- [Task prompt]: Make an exact copy of all the material below, apart from the pictures.

- [Stored data]:
------------------------
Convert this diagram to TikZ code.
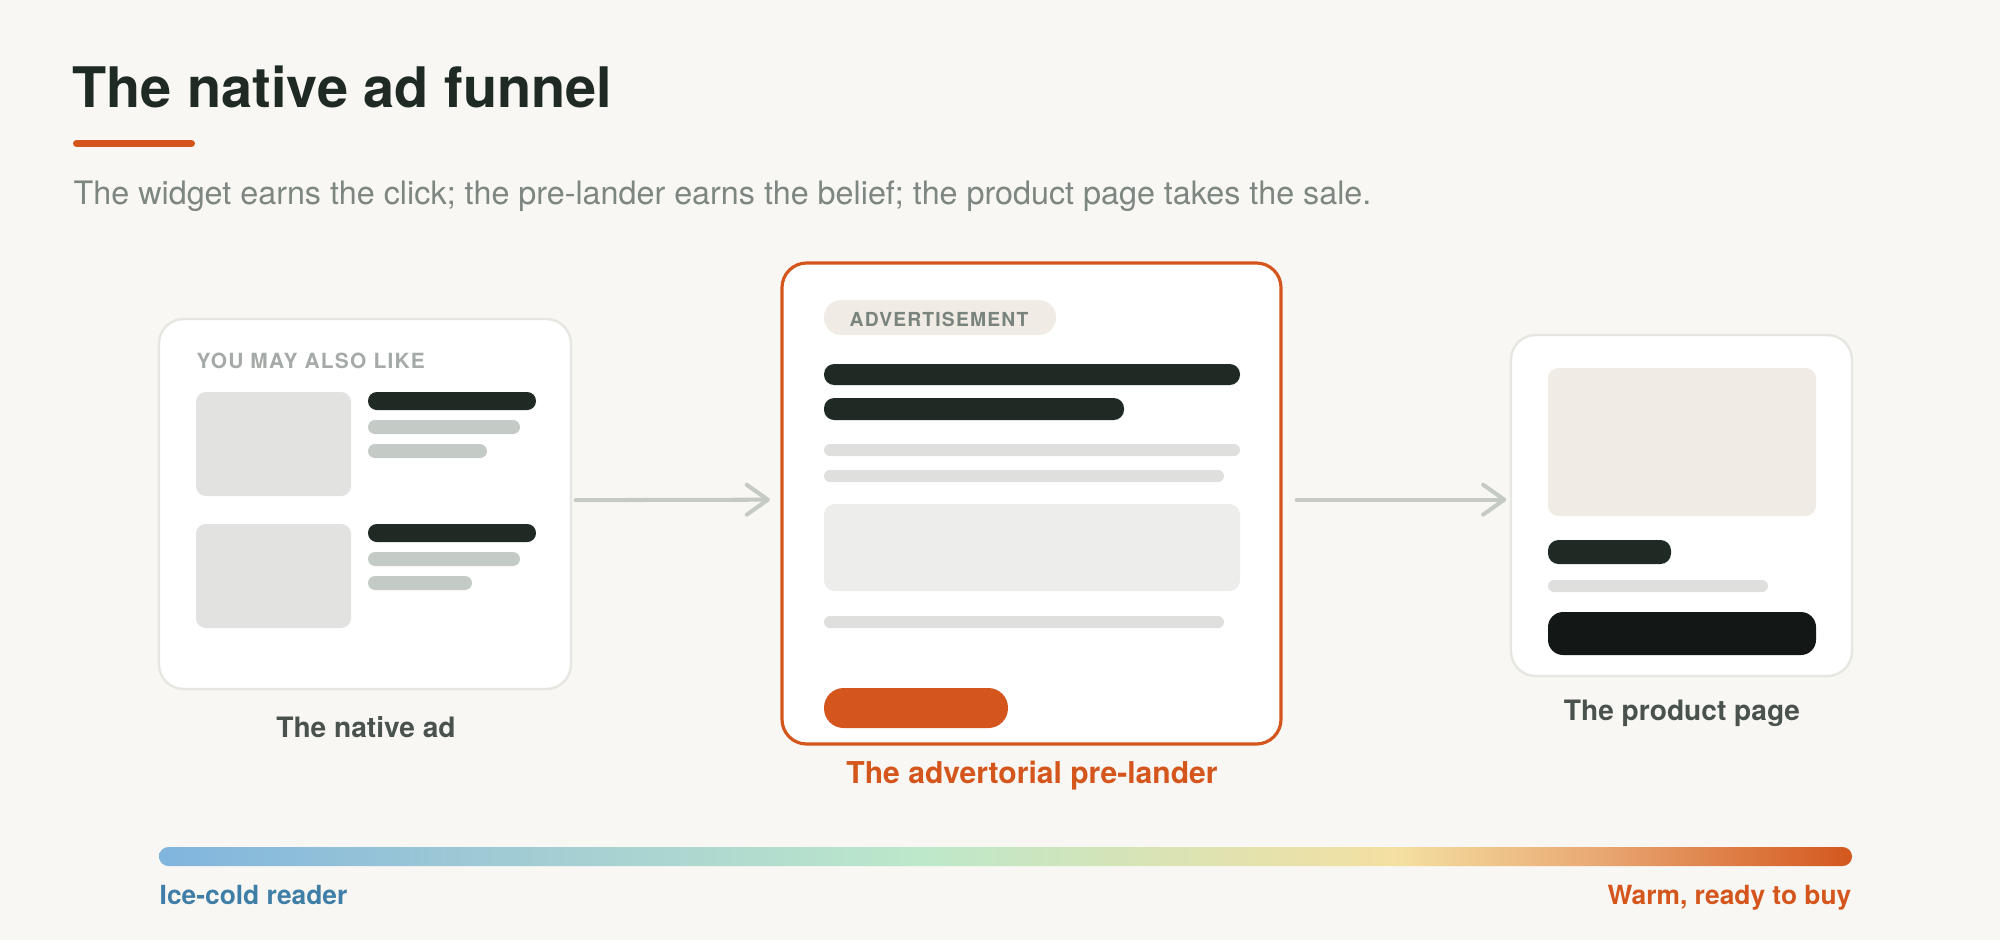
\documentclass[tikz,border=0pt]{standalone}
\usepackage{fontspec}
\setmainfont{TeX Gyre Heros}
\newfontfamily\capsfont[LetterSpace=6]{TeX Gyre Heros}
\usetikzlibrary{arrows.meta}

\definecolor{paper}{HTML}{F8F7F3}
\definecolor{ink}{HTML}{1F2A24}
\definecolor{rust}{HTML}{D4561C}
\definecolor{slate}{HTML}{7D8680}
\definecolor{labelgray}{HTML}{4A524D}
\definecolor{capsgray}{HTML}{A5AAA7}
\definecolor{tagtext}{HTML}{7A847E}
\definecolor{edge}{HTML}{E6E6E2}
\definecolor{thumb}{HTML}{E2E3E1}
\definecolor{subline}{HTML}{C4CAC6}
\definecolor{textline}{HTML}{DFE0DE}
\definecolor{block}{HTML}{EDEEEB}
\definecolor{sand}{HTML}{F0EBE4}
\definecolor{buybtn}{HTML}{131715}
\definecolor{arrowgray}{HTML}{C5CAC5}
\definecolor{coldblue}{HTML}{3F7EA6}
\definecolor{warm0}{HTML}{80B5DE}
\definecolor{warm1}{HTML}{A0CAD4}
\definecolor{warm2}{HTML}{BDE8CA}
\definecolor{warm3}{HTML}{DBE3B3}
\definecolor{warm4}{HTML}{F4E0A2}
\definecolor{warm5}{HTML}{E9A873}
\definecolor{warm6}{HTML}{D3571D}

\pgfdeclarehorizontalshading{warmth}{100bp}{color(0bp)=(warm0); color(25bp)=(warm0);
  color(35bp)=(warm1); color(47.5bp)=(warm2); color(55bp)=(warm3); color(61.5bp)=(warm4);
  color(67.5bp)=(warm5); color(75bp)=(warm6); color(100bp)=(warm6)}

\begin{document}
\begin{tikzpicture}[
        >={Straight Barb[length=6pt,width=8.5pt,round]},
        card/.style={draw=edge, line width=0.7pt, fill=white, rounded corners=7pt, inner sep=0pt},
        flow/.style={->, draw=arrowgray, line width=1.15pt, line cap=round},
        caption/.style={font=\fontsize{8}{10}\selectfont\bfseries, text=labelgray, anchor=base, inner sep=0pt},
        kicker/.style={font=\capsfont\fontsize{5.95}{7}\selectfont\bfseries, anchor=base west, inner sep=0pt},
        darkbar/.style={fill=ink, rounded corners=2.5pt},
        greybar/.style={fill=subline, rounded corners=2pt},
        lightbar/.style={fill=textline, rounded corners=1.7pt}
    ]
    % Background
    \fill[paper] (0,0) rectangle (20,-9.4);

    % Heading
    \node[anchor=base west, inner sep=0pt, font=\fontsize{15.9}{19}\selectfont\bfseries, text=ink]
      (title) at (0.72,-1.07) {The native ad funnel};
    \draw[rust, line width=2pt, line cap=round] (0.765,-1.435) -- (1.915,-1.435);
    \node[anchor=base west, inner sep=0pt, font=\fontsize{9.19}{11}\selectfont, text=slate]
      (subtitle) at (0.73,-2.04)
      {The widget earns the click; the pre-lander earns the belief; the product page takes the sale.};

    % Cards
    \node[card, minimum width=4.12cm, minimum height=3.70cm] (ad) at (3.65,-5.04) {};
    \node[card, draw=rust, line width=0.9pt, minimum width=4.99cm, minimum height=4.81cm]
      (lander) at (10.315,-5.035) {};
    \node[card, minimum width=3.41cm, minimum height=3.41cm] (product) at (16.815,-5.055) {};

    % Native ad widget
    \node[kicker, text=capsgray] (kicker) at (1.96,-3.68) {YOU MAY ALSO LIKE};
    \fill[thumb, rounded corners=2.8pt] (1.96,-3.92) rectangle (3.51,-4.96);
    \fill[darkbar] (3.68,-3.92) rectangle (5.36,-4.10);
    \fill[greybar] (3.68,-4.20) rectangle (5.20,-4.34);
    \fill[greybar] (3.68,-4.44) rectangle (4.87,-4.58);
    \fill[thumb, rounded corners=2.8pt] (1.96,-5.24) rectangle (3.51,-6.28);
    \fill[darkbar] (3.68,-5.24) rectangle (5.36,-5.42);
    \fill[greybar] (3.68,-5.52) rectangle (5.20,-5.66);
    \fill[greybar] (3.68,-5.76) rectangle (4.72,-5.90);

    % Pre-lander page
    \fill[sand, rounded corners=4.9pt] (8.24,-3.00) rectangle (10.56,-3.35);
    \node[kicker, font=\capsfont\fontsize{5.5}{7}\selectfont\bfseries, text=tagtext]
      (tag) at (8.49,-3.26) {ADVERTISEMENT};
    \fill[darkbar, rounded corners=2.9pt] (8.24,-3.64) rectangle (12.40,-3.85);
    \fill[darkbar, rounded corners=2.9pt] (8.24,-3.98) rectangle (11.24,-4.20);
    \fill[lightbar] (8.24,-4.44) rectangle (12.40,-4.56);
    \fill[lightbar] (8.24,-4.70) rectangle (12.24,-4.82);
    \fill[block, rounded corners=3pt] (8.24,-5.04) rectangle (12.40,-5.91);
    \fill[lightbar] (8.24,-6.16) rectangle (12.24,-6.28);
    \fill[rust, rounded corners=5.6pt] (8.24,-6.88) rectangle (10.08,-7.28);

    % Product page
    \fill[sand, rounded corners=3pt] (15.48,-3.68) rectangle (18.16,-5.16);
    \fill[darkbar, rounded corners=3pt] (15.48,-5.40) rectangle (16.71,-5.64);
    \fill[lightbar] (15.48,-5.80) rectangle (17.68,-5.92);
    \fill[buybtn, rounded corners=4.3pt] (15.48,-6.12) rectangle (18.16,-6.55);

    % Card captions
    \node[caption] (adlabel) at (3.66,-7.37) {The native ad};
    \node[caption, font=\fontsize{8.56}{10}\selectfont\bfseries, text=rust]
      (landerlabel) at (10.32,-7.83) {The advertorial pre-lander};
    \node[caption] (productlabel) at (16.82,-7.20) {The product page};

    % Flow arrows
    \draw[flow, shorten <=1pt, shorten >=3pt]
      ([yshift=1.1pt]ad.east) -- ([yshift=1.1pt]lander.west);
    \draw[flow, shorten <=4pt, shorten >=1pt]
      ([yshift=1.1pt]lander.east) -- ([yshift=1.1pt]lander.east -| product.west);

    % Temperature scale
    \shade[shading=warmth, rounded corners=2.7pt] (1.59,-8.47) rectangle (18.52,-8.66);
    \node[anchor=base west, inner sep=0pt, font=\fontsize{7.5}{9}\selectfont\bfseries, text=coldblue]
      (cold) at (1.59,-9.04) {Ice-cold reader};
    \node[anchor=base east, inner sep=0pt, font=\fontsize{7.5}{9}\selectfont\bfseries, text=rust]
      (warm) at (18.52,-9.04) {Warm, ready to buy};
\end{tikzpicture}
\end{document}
------------------------
- [Result for this task]:
Convert this diagram to TikZ code.
\documentclass[tikz,border=0pt]{standalone}
\usepackage{fontspec}
\setmainfont{TeX Gyre Heros}
\newfontfamily\capsfont[LetterSpace=6]{TeX Gyre Heros}
\usetikzlibrary{arrows.meta}

\definecolor{paper}{HTML}{F8F7F3}
\definecolor{ink}{HTML}{1F2A24}
\definecolor{rust}{HTML}{D4561C}
\definecolor{slate}{HTML}{7D8680}
\definecolor{labelgray}{HTML}{4A524D}
\definecolor{capsgray}{HTML}{A5AAA7}
\definecolor{tagtext}{HTML}{7A847E}
\definecolor{edge}{HTML}{E6E6E2}
\definecolor{thumb}{HTML}{E2E3E1}
\definecolor{subline}{HTML}{C4CAC6}
\definecolor{textline}{HTML}{DFE0DE}
\definecolor{block}{HTML}{EDEEEB}
\definecolor{sand}{HTML}{F0EBE4}
\definecolor{buybtn}{HTML}{131715}
\definecolor{arrowgray}{HTML}{C5CAC5}
\definecolor{coldblue}{HTML}{3F7EA6}
\definecolor{warm0}{HTML}{80B5DE}
\definecolor{warm1}{HTML}{A0CAD4}
\definecolor{warm2}{HTML}{BDE8CA}
\definecolor{warm3}{HTML}{DBE3B3}
\definecolor{warm4}{HTML}{F4E0A2}
\definecolor{warm5}{HTML}{E9A873}
\definecolor{warm6}{HTML}{D3571D}

\pgfdeclarehorizontalshading{warmth}{100bp}{color(0bp)=(warm0); color(25bp)=(warm0);
  color(35bp)=(warm1); color(47.5bp)=(warm2); color(55bp)=(warm3); color(61.5bp)=(warm4);
  color(67.5bp)=(warm5); color(75bp)=(warm6); color(100bp)=(warm6)}

\begin{document}
\begin{tikzpicture}[
        >={Straight Barb[length=6pt,width=8.5pt,round]},
        card/.style={draw=edge, line width=0.7pt, fill=white, rounded corners=7pt, inner sep=0pt},
        flow/.style={->, draw=arrowgray, line width=1.15pt, line cap=round},
        caption/.style={font=\fontsize{8}{10}\selectfont\bfseries, text=labelgray, anchor=base, inner sep=0pt},
        kicker/.style={font=\capsfont\fontsize{5.95}{7}\selectfont\bfseries, anchor=base west, inner sep=0pt},
        darkbar/.style={fill=ink, rounded corners=2.5pt},
        greybar/.style={fill=subline, rounded corners=2pt},
        lightbar/.style={fill=textline, rounded corners=1.7pt}
    ]
    % Background
    \fill[paper] (0,0) rectangle (20,-9.4);

    % Heading
    \node[anchor=base west, inner sep=0pt, font=\fontsize{15.9}{19}\selectfont\bfseries, text=ink]
      (title) at (0.72,-1.07) {The native ad funnel};
    \draw[rust, line width=2pt, line cap=round] (0.765,-1.435) -- (1.915,-1.435);
    \node[anchor=base west, inner sep=0pt, font=\fontsize{9.19}{11}\selectfont, text=slate]
      (subtitle) at (0.73,-2.04)
      {The widget earns the click; the pre-lander earns the belief; the product page takes the sale.};

    % Cards
    \node[card, minimum width=4.12cm, minimum height=3.70cm] (ad) at (3.65,-5.04) {};
    \node[card, draw=rust, line width=0.9pt, minimum width=4.99cm, minimum height=4.81cm]
      (lander) at (10.315,-5.035) {};
    \node[card, minimum width=3.41cm, minimum height=3.41cm] (product) at (16.815,-5.055) {};

    % Native ad widget
    \node[kicker, text=capsgray] (kicker) at (1.96,-3.68) {YOU MAY ALSO LIKE};
    \fill[thumb, rounded corners=2.8pt] (1.96,-3.92) rectangle (3.51,-4.96);
    \fill[darkbar] (3.68,-3.92) rectangle (5.36,-4.10);
    \fill[greybar] (3.68,-4.20) rectangle (5.20,-4.34);
    \fill[greybar] (3.68,-4.44) rectangle (4.87,-4.58);
    \fill[thumb, rounded corners=2.8pt] (1.96,-5.24) rectangle (3.51,-6.28);
    \fill[darkbar] (3.68,-5.24) rectangle (5.36,-5.42);
    \fill[greybar] (3.68,-5.52) rectangle (5.20,-5.66);
    \fill[greybar] (3.68,-5.76) rectangle (4.72,-5.90);

    % Pre-lander page
    \fill[sand, rounded corners=4.9pt] (8.24,-3.00) rectangle (10.56,-3.35);
    \node[kicker, font=\capsfont\fontsize{5.5}{7}\selectfont\bfseries, text=tagtext]
      (tag) at (8.49,-3.26) {ADVERTISEMENT};
    \fill[darkbar, rounded corners=2.9pt] (8.24,-3.64) rectangle (12.40,-3.85);
    \fill[darkbar, rounded corners=2.9pt] (8.24,-3.98) rectangle (11.24,-4.20);
    \fill[lightbar] (8.24,-4.44) rectangle (12.40,-4.56);
    \fill[lightbar] (8.24,-4.70) rectangle (12.24,-4.82);
    \fill[block, rounded corners=3pt] (8.24,-5.04) rectangle (12.40,-5.91);
    \fill[lightbar] (8.24,-6.16) rectangle (12.24,-6.28);
    \fill[rust, rounded corners=5.6pt] (8.24,-6.88) rectangle (10.08,-7.28);

    % Product page
    \fill[sand, rounded corners=3pt] (15.48,-3.68) rectangle (18.16,-5.16);
    \fill[darkbar, rounded corners=3pt] (15.48,-5.40) rectangle (16.71,-5.64);
    \fill[lightbar] (15.48,-5.80) rectangle (17.68,-5.92);
    \fill[buybtn, rounded corners=4.3pt] (15.48,-6.12) rectangle (18.16,-6.55);

    % Card captions
    \node[caption] (adlabel) at (3.66,-7.37) {The native ad};
    \node[caption, font=\fontsize{8.56}{10}\selectfont\bfseries, text=rust]
      (landerlabel) at (10.32,-7.83) {The advertorial pre-lander};
    \node[caption] (productlabel) at (16.82,-7.20) {The product page};

    % Flow arrows
    \draw[flow, shorten <=1pt, shorten >=3pt]
      ([yshift=1.1pt]ad.east) -- ([yshift=1.1pt]lander.west);
    \draw[flow, shorten <=4pt, shorten >=1pt]
      ([yshift=1.1pt]lander.east) -- ([yshift=1.1pt]lander.east -| product.west);

    % Temperature scale
    \shade[shading=warmth, rounded corners=2.7pt] (1.59,-8.47) rectangle (18.52,-8.66);
    \node[anchor=base west, inner sep=0pt, font=\fontsize{7.5}{9}\selectfont\bfseries, text=coldblue]
      (cold) at (1.59,-9.04) {Ice-cold reader};
    \node[anchor=base east, inner sep=0pt, font=\fontsize{7.5}{9}\selectfont\bfseries, text=rust]
      (warm) at (18.52,-9.04) {Warm, ready to buy};
\end{tikzpicture}
\end{document}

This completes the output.